Start of INFORMATION PROVIDED

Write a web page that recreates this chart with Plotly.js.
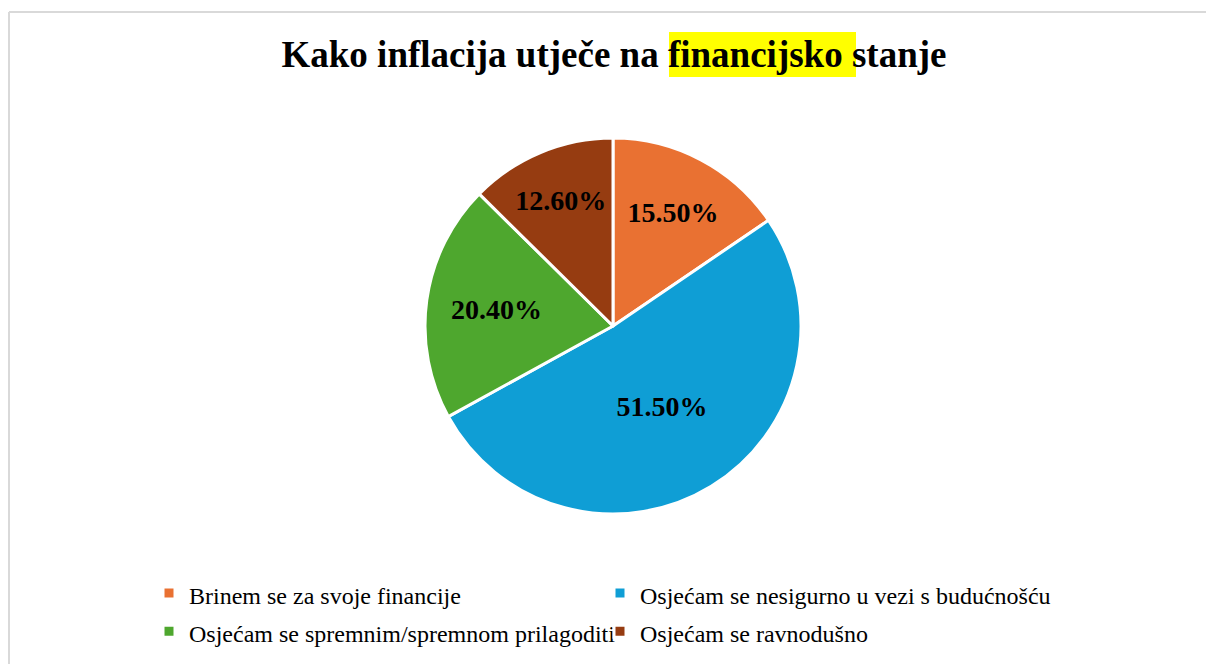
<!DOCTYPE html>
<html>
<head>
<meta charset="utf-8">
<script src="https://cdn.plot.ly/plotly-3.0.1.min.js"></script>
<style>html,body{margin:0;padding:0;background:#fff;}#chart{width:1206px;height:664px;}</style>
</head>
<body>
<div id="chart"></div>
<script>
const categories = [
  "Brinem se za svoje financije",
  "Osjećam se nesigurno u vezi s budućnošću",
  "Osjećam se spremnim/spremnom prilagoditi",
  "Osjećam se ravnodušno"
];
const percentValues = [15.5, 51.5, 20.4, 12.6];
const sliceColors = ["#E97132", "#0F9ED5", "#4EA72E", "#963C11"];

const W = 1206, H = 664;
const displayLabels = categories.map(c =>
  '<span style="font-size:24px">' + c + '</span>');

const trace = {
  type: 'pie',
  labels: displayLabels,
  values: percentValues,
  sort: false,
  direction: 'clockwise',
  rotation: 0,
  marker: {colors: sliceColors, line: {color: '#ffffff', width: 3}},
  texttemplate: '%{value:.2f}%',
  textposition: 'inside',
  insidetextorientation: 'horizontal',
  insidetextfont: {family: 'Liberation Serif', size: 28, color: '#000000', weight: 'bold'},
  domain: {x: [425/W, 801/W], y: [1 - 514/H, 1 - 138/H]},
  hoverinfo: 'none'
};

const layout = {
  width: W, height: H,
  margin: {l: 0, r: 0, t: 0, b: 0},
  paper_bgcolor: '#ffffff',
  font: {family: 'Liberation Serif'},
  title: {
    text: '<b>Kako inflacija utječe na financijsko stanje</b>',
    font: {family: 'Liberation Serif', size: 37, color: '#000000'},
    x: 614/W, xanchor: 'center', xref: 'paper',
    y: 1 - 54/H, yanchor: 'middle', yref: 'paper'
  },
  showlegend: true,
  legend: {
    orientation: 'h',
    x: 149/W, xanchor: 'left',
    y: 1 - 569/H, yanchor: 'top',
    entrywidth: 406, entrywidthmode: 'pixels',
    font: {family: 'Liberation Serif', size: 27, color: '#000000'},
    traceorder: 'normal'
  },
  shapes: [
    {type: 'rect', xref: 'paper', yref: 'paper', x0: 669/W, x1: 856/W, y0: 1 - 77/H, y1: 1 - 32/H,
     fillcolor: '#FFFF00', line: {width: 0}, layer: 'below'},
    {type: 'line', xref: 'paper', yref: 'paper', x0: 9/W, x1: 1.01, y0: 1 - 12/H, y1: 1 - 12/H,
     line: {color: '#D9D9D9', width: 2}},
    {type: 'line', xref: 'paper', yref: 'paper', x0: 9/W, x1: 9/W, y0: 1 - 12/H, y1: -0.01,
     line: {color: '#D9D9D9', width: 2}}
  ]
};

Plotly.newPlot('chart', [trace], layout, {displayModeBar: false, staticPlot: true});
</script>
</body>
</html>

End of INFORMATION PROVIDED

SET EXERCISE: Leave out any pictures, please, and quote only the lines from the top of the data through the line that contains "c + '</span>');".

EXERCISE OUTPUT:
Write a web page that recreates this chart with Plotly.js.
<!DOCTYPE html>
<html>
<head>
<meta charset="utf-8">
<script src="https://cdn.plot.ly/plotly-3.0.1.min.js"></script>
<style>html,body{margin:0;padding:0;background:#fff;}#chart{width:1206px;height:664px;}</style>
</head>
<body>
<div id="chart"></div>
<script>
const categories = [
  "Brinem se za svoje financije",
  "Osjećam se nesigurno u vezi s budućnošću",
  "Osjećam se spremnim/spremnom prilagoditi",
  "Osjećam se ravnodušno"
];
const percentValues = [15.5, 51.5, 20.4, 12.6];
const sliceColors = ["#E97132", "#0F9ED5", "#4EA72E", "#963C11"];

const W = 1206, H = 664;
const displayLabels = categories.map(c =>
  '<span style="font-size:24px">' + c + '</span>');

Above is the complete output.